World class equipment can be useless if the surrounding lab architecture is not conducive to optimum performance. Physics World talks to Wilson Architects, specialists in lab design, about some of the considerations unique to these highly technical spaces and how requirements are changing.
When a trailblazing scientist currently rewriting their field joins a department, they can bring international kudos, improved funding prospects, renewed vigour, and cross-fertilization of ideas for the rest of the department. They can also bring a unique set of challenges to house their equipment.
“It’s at this point in time when an architect becomes a key contributor to providing an environment for the PI [principal investigator] to successfully conduct the experiments for which they were hired,” says Joseph Gibbons, associate principal at Wilson Architects, where his work involves lab design and project management with a particular focus on physics labs. The firm is in some ways unique for the range in scale of their projects, which varies from overall campus and department planning to individual labs. Around half the labs they work on are new builds, while the other half are renovations – which as Gibbons emphasizes can bring many more complications than ground-up designs.
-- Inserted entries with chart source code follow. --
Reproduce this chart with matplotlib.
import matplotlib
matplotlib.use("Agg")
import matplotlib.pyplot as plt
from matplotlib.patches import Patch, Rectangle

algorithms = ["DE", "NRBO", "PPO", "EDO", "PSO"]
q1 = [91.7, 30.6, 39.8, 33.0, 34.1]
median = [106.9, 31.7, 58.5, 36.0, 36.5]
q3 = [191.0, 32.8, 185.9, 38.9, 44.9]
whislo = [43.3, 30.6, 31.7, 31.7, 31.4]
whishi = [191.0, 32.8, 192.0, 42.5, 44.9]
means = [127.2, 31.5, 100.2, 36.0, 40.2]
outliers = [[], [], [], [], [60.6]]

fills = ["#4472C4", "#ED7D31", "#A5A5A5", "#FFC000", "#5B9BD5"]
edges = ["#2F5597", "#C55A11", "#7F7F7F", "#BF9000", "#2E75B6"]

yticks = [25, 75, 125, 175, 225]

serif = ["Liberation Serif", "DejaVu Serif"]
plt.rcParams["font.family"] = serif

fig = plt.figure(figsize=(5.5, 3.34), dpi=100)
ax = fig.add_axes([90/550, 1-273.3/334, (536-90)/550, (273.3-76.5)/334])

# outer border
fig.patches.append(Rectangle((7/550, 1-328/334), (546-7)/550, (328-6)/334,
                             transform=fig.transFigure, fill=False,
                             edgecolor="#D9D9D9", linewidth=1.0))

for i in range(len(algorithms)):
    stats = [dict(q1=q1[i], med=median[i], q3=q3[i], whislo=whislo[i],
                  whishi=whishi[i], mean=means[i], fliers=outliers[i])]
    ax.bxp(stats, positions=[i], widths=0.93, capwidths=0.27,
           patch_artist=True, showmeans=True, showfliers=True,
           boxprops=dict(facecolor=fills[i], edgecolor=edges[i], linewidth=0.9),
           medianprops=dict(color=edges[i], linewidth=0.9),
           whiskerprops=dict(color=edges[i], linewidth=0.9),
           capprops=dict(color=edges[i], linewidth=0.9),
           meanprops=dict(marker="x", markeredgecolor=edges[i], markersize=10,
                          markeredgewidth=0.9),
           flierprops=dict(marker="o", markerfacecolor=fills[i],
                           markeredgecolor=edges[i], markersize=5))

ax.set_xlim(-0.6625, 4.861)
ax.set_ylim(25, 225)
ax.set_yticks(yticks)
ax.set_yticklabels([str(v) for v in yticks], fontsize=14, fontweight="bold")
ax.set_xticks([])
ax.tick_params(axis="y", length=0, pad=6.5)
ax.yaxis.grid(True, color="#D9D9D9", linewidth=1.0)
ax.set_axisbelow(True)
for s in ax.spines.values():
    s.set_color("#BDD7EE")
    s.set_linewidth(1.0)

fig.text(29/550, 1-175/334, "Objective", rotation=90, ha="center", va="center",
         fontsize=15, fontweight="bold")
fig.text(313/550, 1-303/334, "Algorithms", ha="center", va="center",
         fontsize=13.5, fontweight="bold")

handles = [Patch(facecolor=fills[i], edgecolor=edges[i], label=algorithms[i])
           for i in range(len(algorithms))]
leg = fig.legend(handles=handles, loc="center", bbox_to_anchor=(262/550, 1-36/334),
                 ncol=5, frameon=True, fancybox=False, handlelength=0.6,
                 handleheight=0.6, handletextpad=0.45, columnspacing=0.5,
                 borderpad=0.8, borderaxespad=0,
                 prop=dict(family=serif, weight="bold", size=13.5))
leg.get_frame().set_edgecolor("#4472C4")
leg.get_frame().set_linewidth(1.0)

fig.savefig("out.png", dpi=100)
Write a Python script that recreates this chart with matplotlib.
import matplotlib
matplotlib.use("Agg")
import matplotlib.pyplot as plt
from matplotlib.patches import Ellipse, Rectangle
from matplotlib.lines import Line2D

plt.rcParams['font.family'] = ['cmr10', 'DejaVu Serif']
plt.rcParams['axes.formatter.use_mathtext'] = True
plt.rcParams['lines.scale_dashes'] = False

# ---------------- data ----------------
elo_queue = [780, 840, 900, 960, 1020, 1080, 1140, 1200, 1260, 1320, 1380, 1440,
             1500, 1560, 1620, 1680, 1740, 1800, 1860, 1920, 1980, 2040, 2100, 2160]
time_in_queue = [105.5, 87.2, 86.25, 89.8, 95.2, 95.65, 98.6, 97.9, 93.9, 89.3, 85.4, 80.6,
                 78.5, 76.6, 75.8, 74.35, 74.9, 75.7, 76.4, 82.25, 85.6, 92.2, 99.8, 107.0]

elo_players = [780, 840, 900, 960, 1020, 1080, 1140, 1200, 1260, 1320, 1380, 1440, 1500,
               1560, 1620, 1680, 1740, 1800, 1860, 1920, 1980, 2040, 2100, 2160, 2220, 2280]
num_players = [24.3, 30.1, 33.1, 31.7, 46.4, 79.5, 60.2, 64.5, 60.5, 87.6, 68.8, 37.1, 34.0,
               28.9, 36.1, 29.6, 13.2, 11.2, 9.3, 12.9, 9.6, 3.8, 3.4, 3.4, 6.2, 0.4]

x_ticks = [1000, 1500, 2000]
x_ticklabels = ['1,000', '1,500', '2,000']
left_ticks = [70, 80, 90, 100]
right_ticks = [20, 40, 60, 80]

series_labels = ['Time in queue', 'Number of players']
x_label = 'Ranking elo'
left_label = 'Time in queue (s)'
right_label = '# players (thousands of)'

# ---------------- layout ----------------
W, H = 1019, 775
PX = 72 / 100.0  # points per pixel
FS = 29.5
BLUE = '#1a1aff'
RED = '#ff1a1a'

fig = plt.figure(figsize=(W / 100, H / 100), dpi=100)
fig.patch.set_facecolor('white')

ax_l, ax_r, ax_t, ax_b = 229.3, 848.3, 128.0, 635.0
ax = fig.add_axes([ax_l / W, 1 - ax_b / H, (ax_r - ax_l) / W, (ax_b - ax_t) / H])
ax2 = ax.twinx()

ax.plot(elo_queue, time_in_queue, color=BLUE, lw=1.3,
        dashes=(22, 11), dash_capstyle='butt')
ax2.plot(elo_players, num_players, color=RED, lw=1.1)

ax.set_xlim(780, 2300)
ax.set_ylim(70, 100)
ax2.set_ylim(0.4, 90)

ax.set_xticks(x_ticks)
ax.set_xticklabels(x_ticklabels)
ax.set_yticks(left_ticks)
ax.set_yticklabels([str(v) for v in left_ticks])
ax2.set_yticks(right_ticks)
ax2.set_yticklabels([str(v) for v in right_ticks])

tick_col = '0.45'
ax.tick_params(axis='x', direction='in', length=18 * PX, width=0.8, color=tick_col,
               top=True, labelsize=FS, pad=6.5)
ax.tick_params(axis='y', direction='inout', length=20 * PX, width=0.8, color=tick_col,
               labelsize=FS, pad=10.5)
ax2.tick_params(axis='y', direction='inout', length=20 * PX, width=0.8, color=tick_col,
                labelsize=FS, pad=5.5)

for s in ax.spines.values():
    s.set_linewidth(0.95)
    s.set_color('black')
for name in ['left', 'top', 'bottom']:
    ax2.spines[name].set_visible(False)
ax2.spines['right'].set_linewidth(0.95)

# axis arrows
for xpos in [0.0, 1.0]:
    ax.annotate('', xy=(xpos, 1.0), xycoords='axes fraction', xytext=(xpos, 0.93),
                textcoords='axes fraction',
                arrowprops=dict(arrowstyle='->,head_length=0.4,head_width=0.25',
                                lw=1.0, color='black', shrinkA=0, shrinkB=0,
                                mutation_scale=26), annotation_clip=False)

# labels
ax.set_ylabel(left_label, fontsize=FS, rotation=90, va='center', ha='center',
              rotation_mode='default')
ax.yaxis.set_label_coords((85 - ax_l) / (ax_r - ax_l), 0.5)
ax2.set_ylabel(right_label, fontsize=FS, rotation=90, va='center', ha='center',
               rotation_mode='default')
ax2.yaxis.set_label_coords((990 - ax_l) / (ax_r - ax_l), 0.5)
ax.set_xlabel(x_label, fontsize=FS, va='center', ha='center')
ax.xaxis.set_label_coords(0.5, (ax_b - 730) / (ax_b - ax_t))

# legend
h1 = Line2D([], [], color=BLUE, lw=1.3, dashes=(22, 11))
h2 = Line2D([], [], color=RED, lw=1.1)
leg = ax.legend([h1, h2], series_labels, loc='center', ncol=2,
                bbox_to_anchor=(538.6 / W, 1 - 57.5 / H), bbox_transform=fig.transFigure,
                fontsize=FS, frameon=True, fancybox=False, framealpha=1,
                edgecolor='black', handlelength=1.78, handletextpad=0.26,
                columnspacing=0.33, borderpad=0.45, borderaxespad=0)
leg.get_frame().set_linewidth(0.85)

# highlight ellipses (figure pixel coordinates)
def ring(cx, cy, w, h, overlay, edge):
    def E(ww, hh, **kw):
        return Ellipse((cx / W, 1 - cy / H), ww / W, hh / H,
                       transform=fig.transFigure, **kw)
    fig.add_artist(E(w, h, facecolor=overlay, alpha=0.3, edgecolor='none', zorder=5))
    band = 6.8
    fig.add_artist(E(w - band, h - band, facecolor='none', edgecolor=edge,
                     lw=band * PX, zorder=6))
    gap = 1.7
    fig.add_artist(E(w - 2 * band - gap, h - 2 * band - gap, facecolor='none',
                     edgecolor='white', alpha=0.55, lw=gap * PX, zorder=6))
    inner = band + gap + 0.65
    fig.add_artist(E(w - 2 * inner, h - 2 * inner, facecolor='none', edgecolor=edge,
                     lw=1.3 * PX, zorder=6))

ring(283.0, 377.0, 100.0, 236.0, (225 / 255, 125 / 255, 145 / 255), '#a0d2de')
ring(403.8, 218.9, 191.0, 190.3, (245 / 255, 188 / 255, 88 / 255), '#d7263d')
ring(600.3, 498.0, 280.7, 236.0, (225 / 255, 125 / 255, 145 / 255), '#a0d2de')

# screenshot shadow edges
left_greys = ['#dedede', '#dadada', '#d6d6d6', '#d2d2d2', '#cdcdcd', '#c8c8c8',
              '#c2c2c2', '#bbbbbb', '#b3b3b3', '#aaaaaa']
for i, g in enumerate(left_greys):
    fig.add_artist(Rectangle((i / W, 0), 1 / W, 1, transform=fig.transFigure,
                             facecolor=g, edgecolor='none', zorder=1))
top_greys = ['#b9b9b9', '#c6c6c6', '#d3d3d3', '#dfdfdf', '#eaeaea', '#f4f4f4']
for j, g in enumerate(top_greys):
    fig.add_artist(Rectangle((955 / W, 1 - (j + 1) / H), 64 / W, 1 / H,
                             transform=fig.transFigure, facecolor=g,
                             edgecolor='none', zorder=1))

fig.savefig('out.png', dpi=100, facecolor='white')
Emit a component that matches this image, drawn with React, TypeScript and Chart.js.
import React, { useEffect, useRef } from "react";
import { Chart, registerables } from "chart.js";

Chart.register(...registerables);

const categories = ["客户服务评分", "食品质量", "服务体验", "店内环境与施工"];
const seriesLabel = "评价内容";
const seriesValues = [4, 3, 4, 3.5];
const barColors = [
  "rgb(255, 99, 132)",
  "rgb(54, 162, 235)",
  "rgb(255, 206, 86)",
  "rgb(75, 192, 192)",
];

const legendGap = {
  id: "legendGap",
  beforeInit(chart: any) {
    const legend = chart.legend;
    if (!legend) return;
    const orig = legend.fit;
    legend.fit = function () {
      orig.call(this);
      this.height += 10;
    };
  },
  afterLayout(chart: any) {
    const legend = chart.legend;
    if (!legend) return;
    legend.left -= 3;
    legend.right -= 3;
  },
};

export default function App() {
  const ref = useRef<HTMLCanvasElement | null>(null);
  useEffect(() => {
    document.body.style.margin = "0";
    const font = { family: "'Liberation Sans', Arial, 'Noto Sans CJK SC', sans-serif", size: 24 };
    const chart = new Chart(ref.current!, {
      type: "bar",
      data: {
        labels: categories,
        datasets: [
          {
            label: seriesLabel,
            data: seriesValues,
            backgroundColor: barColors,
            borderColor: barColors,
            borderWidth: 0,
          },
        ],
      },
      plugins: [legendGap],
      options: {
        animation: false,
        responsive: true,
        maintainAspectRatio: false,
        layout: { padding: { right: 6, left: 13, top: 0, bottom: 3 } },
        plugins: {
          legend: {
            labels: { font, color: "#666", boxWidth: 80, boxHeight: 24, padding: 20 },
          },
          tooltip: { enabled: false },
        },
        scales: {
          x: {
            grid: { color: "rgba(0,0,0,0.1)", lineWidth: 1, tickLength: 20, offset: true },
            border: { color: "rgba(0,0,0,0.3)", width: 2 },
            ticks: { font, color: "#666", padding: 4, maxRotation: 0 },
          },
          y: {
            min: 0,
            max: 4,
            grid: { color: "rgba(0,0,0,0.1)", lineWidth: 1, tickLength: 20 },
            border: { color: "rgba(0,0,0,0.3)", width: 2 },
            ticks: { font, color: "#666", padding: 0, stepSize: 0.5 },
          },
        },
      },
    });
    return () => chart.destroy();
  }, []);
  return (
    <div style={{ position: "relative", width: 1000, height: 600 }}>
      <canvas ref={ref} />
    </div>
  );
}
Location, location, location
One of the key challenges in renovations is location. Gibbons uses nanotechnology as an example, where Wilson Architects has building projects including the Laboratory for Integrated Science and Engineering (LISE) at Harvard University, the Nanoscience Cooperative Research Center at CIC nanoGUNE, the Naughton Institute at Trinity College Dublin, and MIT.nano, a recently completed shared core facility at the Massachusetts Institute of Technology.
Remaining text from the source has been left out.